S'achemine-t-on vers une prise de contrôle ?
A priori non. Même avec 30 % du capital, Colony et Eurazeo resteront au-dessous du seuil légal des 33 % qui les obligerait à lancer une OPA. D'ailleurs, les deux actionnaires n'ont de cesse de répéter qu'ils agissent à titre amical et n'ont aucun doute sur la stratégie d'Accor. Mais au-delà des discours de bonne intention, les faits montrent que le groupe hôtelier n'est plus à l'abri d'une prise de contrôle rampante, surtout si des divergences de vues éclatent. Car des luttes d'influence pourraient rapidement se faire sentir, surtout si la déprime actuelle du cours de Bourse se prolonge. Ce qui finira forcément par user la patience de Colony et d'Eurazeo. Dès lors, ces derniers pourraient exiger de la direction d'Accor qu'elle prenne les devants avec des mesures radicales destinées à redynamiser le titre.
La perspective d'une pression accrue exercée par les fonds n'est donc pas à prendre à la légère. Ce qui explique pourquoi Serge Weinberg (président du conseil de surveillance) exige d'Eurazeo qu'il clarifie ses intentions avant de venir siéger au conseil d'administration d'Accor, au côté de Colony.
Quelle est l'influence réelle des fonds ?
L'expérience passée montre que l'influence de Colony peut aller bien au-delà de celle d'un actionnaire classique qui vote une fois l'an en assemblée générale.

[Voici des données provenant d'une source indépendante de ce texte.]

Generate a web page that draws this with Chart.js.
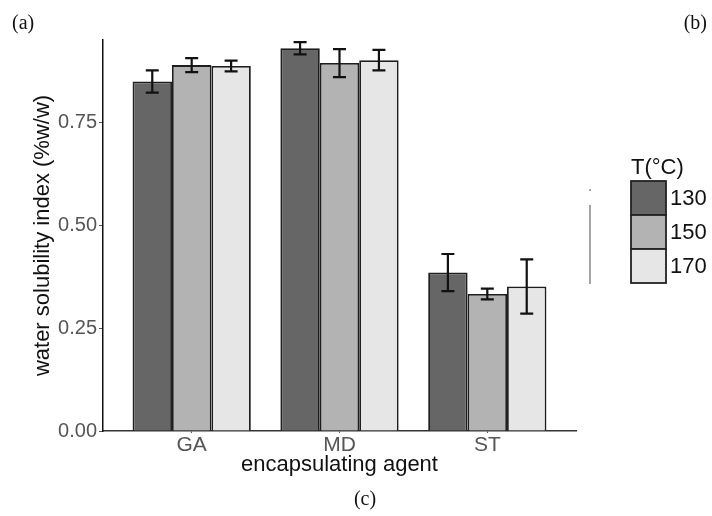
<!DOCTYPE html>
<html>
<head>
<meta charset="utf-8">
<script src="https://cdn.jsdelivr.net/npm/chart.js@4.4.1/dist/chart.umd.min.js"></script>
<style>
  body { margin: 0; background: #fff; }
  #wrap { width: 712px; height: 516px; }
</style>
</head>
<body>
<div id="wrap"><canvas id="grafico" width="712" height="516"></canvas></div>
<script>
const agents = ['GA', 'MD', 'ST'];
const temps = ['130', '150', '170'];
const wsi130 = [0.849, 0.930, 0.385];
const wsi150 = [0.889, 0.894, 0.333];
const wsi170 = [0.887, 0.901, 0.351];
const err130 = [0.027, 0.015, 0.045];
const err150 = [0.017, 0.034, 0.013];
const err170 = [0.013, 0.025, 0.066];
const yTicks = [0, 0.25, 0.5, 0.75];

const sans = '"Liberation Sans", Arial, sans-serif';
const serif = '"Liberation Serif", "Times New Roman", serif';

function serie(valores) {
    return valores.map((v, i) => ({ x: i, y: v }));
}

// barras de erro (media +/- desvio) desenhadas com as escalas do grafico
const errorBars = {
    id: 'errorBars',
    afterDatasetsDraw(chart) {
        const ctx = chart.ctx;
        const y = chart.scales.y;
        ctx.save();
        ctx.strokeStyle = '#111';
        ctx.lineWidth = 2.2;
        chart.data.datasets.forEach((ds, d) => {
            const meta = chart.getDatasetMeta(d);
            meta.data.forEach((bar, i) => {
                const m = ds.data[i].y;
                const e = ds.erros[i];
                const top = y.getPixelForValue(m + e);
                const bot = y.getPixelForValue(m - e);
                ctx.beginPath();
                ctx.moveTo(bar.x, top); ctx.lineTo(bar.x, bot);
                ctx.moveTo(bar.x - 6.5, top); ctx.lineTo(bar.x + 6.5, top);
                ctx.moveTo(bar.x - 6.5, bot); ctx.lineTo(bar.x + 6.5, bot);
                ctx.stroke();
            });
        });
        ctx.restore();
    }
};

// legenda estilo ggplot + rotulos dos paineis
const extras = {
    id: 'extras',
    afterDraw(chart) {
        const ctx = chart.ctx;
        const area = chart.chartArea;
        ctx.save();

        // legenda
        const lx = area.right + 55;
        let ly = 181;
        ctx.fillStyle = '#111';
        ctx.font = '22px ' + sans;
        ctx.textAlign = 'left';
        ctx.textBaseline = 'middle';
        ctx.fillText('T(°C)', lx, 168);
        chart.data.datasets.forEach((ds) => {
            ctx.fillStyle = ds.backgroundColor;
            ctx.fillRect(lx, ly, 35, 34);
            ctx.strokeStyle = '#222';
            ctx.lineWidth = 1.8;
            ctx.strokeRect(lx, ly, 35, 34);
            ctx.fillStyle = '#111';
            ctx.fillText(ds.label, lx + 39, ly + 18);
            ly += 34;
        });

        // resto do painel (b) que aparece na figura
        ctx.strokeStyle = '#888';
        ctx.lineWidth = 1.5;
        ctx.beginPath();
        ctx.moveTo(area.right + 14, 189); ctx.lineTo(area.right + 14, 191);
        ctx.moveTo(area.right + 14, 205); ctx.lineTo(area.right + 14, 284);
        ctx.stroke();

        // rotulos (a) (b) (c)
        ctx.fillStyle = '#111';
        ctx.font = '20px ' + serif;
        ctx.textAlign = 'left';
        ctx.fillText('(a)', 12, 24);
        ctx.textAlign = 'right';
        ctx.fillText('(b)', 707, 24);
        ctx.textAlign = 'center';
        ctx.fillText('(c)', 365, 500);
        ctx.restore();
    }
};

const cores = ['#666666', '#b3b3b3', '#e6e6e6'];
const valores = [wsi130, wsi150, wsi170];
const erros = [err130, err150, err170];

new Chart(document.getElementById('grafico'), {
    type: 'bar',
    data: {
        datasets: temps.map((t, k) => ({
            label: t,
            data: serie(valores[k]),
            erros: erros[k],
            backgroundColor: cores[k],
            borderColor: '#1e1e1e',
            borderWidth: 1.8,
            categoryPercentage: 0.8,
            barPercentage: 1
        }))
    },
    options: {
        responsive: false,
        animation: false,
        layout: { padding: { left: 0, top: 40, right: 136, bottom: 0 } },
        plugins: {
            legend: { display: false },
            tooltip: { enabled: false }
        },
        scales: {
            x: {
                type: 'linear',
                min: -0.6,
                max: 2.6,
                offset: false,
                afterBuildTicks: (axis) => { axis.ticks = agents.map((a, i) => ({ value: i })); },
                afterFit: (scale) => { scale.height = 85; },
                ticks: {
                    color: '#555',
                    font: { family: sans, size: 21 },
                    padding: 0,
                    callback: (v) => agents[v]
                },
                grid: { offset: false, drawOnChartArea: false, tickLength: 2, color: '#555' },
                border: { display: true, color: '#333', width: 1.5 },
                title: {
                    display: true,
                    text: 'encapsulating agent',
                    color: '#111',
                    font: { family: sans, size: 22 },
                    padding: { top: 0, bottom: 38 }
                }
            },
            y: {
                min: 0,
                max: 0.95,
                afterBuildTicks: (axis) => { axis.ticks = yTicks.map(v => ({ value: v })); },
                afterFit: (scale) => { scale.width = 103; },
                ticks: {
                    color: '#555',
                    font: { family: sans, size: 20 },
                    padding: 2,
                    callback: (v) => v.toFixed(2)
                },
                grid: { drawOnChartArea: false, tickLength: 4, color: '#555' },
                border: { display: true, color: '#111', width: 1.5 },
                title: {
                    display: true,
                    text: 'water solubility index (%w/w)',
                    color: '#111',
                    font: { family: sans, size: 22 },
                    padding: { top: 30, bottom: 0 }
                }
            }
        }
    },
    plugins: [errorBars, extras]
});
</script>
</body>
</html>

Sébastien Bazin siège au conseil d'administration du groupe hôtelier et a son mot à dire sur la conduite des affaires du groupe. Bien qu'il s'en défende, Colony a joué un grand rôle dans la nomination du tandem Serge Weinberg (ancien dirigeant de PPR) - Gilles Pélisson (neveu de l'un des deux fondateurs d'Accor) à la présidence du conseil de surveillance et du directoire.

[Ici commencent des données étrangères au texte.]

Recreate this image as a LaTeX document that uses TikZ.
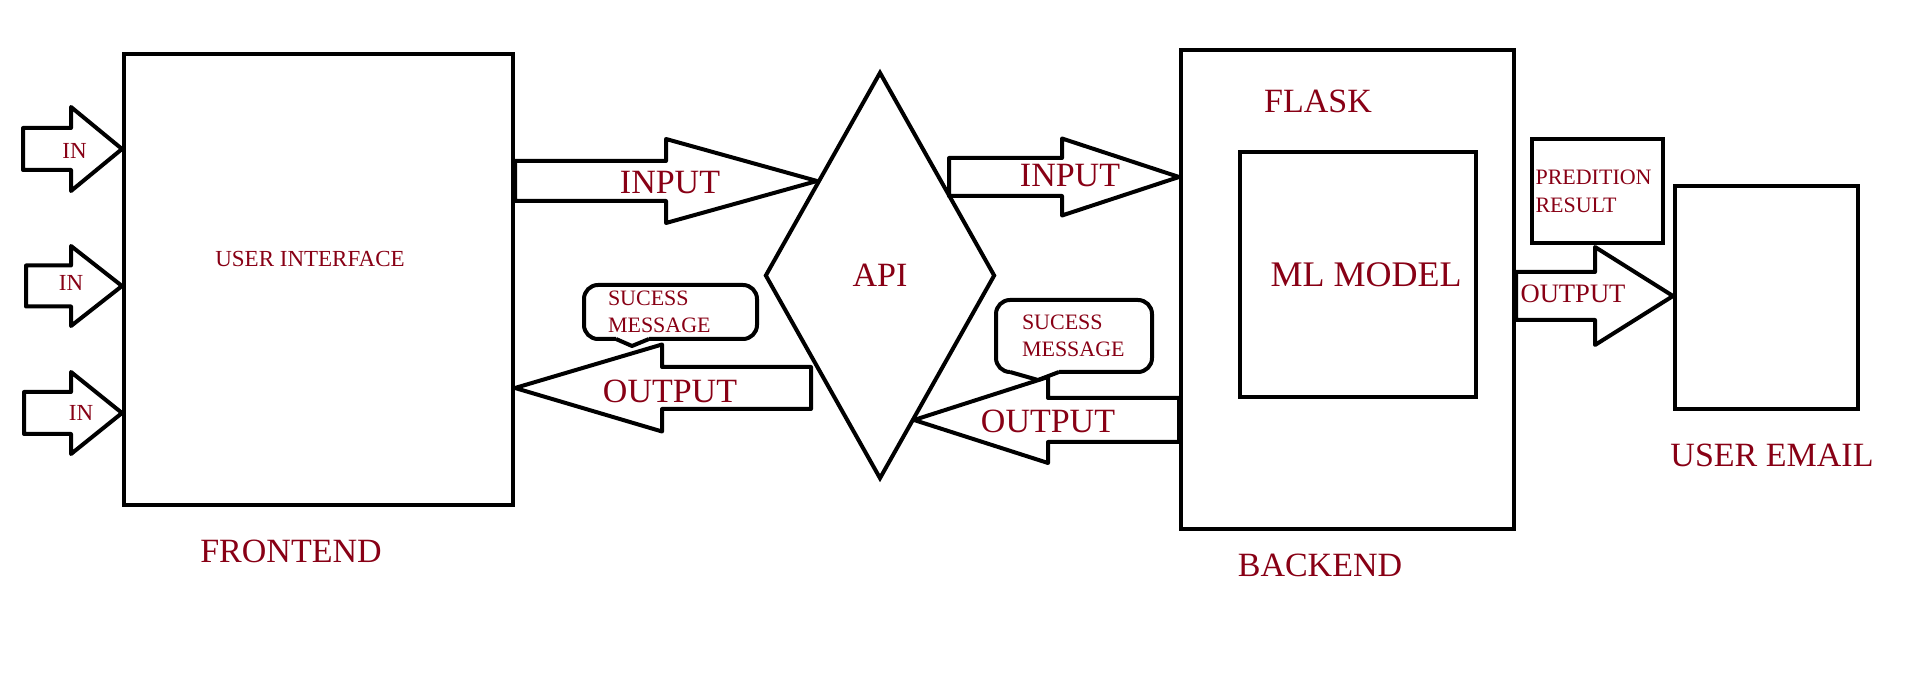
\documentclass[tikz,border=0pt]{standalone}
\usepackage{fontspec}
\setmainfont{Liberation Serif}
\usepackage{tikz}
\usetikzlibrary{shapes.geometric,calc}
\definecolor{dred}{RGB}{136,0,21}
\tikzset{
  bx/.style = {rectangle, draw=black, line width=2pt, inner sep=0pt},% plain box
  lb/.style = {text=dred, inner sep=0pt, font=\fontsize{17}{20}\selectfont},% big label
  sm/.style = {lb, font=\fontsize{11.5}{14}\selectfont},% small label
  bb/.style = {bx, rounded corners=7pt, align=left, text=dred,
    font=\fontsize{11}{13.5}\selectfont},% message bubble
  dm/.style = {diamond, draw=black, line width=2pt, inner sep=0pt,
    text=dred, font=\fontsize{17}{20}\selectfont},% api
  fat/.style = {draw=black, line width=2pt, line join=round}% block arrow
}
% tail, tip, shaft half, head half, head back (signed)
\newcommand{\fatarrow}[5]{%
  \draw[fat] ($(#1)+(0,#3)$) -- ($(#2)+(#5,#3)$) -- ($(#2)+(#5,#4)$) -- (#2)
    -- ($(#2)+(#5,-#4)$) -- ($(#2)+(#5,-#3)$) -- ($(#1)+(0,-#3)$) -- cycle;}

\begin{document}
\begin{tikzpicture}[x=0.5pt,y=-0.5pt]
\fill[white] (0,0) rectangle (1912,683);
\useasboundingbox (0,0) rectangle (1912,683);
% frontend
\node [bx, minimum width=194.5pt, minimum height=225.5pt] (fe) at (318.5,279.5) {};
\node [sm] (ui) at (310,259) {USER INTERFACE};
\node [lb] (feL) at (291,551) {FRONTEND};
% api
\node [dm, minimum width=115pt, minimum height=203.5pt] (api) at (880,275.5) {API};
% backend
\node [bx, minimum width=166.5pt, minimum height=239.5pt] (be) at (1347.5,289.5) {};
\node [lb] (fl) at (1318,101) {FLASK};
\node [bx, minimum width=118pt, minimum height=122.5pt] (ml) at (1358,274.5) {};
\node [lb, font=\fontsize{18}{21}\selectfont] (mlL) at (1366,275) {ML MODEL};
\node [lb] (beL) at (1320,565) {BACKEND};
% result and email
\node [bx, text=dred, align=left, text width=62pt, inner xsep=1.75pt,
  minimum height=52pt, font=\fontsize{11}{14}\selectfont] (pr) at (1597.5,191) {PREDITION\\RESULT};
\node [bx, minimum width=91.5pt, minimum height=111.5pt] (em) at (1766.5,297.5) {};
\node [lb] (emL) at (1772,455) {USER EMAIL};
% message bubbles
\node [bb, text width=62.5pt, inner xsep=12pt, minimum height=27pt] (msgA) at (670.5,312) {SUCESS\\MESSAGE};
\fill[white] (616,336) rectangle (649,342);
\draw[fat] (616,339) -- (632,346) -- (649,339);
\node [bb, text width=52pt, inner xsep=13pt, minimum height=36pt] (msgB) at (1074,336) {SUCESS\\MESSAGE};
\fill[white] (1010,369) rectangle (1059,375);
\draw[fat] (1010,372) -- (1038,380) -- (1059,372);
% in arrows
\coordinate (inA) at (23,149);  \coordinate (inAt) at (fe.west |- inA);
\coordinate (inB) at (26,286);  \coordinate (inBt) at (fe.west |- inB);
\coordinate (inC) at (24,413);  \coordinate (inCt) at (fe.west |- inC);
\fatarrow{inA}{inAt}{21}{42}{-51}
\fatarrow{inB}{inBt}{20.5}{40}{-51}
\fatarrow{inC}{inCt}{21}{41}{-51}
\node [sm] (inAL) at (74.5,150.5) {IN};
\node [sm] (inBL) at (71,283) {IN};
\node [sm] (inCL) at (81,413) {IN};
% frontend <-> api
\coordinate (upA) at (fe.east |- 0,181);  \coordinate (upAt) at (817,181);
\fatarrow{upA}{upAt}{20}{42}{-151}
\node [lb] (upAL) at (670,183) {INPUT};
\coordinate (dnA) at (811,388);  \coordinate (dnAt) at (fe.east |- dnA);
\fatarrow{dnA}{dnAt}{21}{43.5}{147}
\node [lb] (dnAL) at (670,391) {OUTPUT};
% api <-> backend
\coordinate (upB) at (949,177);  \coordinate (upBt) at (be.west |- upB);
\fatarrow{upB}{upBt}{19}{38.5}{-117}
\node [lb] (upBL) at (1070,176) {INPUT};
\coordinate (dnB) at (be.west |- 0,420);  \coordinate (dnBt) at (914,420);
\fatarrow{dnB}{dnBt}{22}{43}{134}
\node [lb] (dnBL) at (1048,421) {OUTPUT};
% backend -> email
\coordinate (out) at (be.east |- 0,296);  \coordinate (outt) at (em.west |- out);
\fatarrow{out}{outt}{24}{49}{-78}
\node [lb, font=\fontsize{13.3}{16}\selectfont] (outL) at (1573,294) {OUTPUT};
\end{tikzpicture}
\end{document}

La présence des fonds n'est pas non plus étrangère à l'adoption d'une culture des résultats qui a longtemps fait défaut au groupe. Ainsi, depuis l'arrivée de Colony, les cessions d'actifs non stratégiques (participation dans Club Méditerranée...) ou insuffisamment rentables (Red Roof aux Etats-Unis, la restauration collective en Italie) se sont accélérées. De même que les ventes de murs d'hôtels se sont intensifiées. Et pour cause, ce sont elles qui financent l'augmentation de la capacité d'hébergement, avec 200.000 chambres supplémentaires prévues sur la période 2007-2010.
NOTRE CONSEIL
L'attrait spéculatif sur Accor est renforcé par la montée au capital de ses deux actionnaires de référence et par l'activisme qui pourrait s'ensuivre. Viser 70 euros sous dix-huit mois (code : AC, Comp. A, SRD).

On peut aussi jouer la carte Eurazeo avec un objectif à 100 euros. Le fonds prend un risque limité. Son investissement direct dans Accor ne dépasse pas 10 % de son actif net réévalué (code : RF, Comp. A, SRD).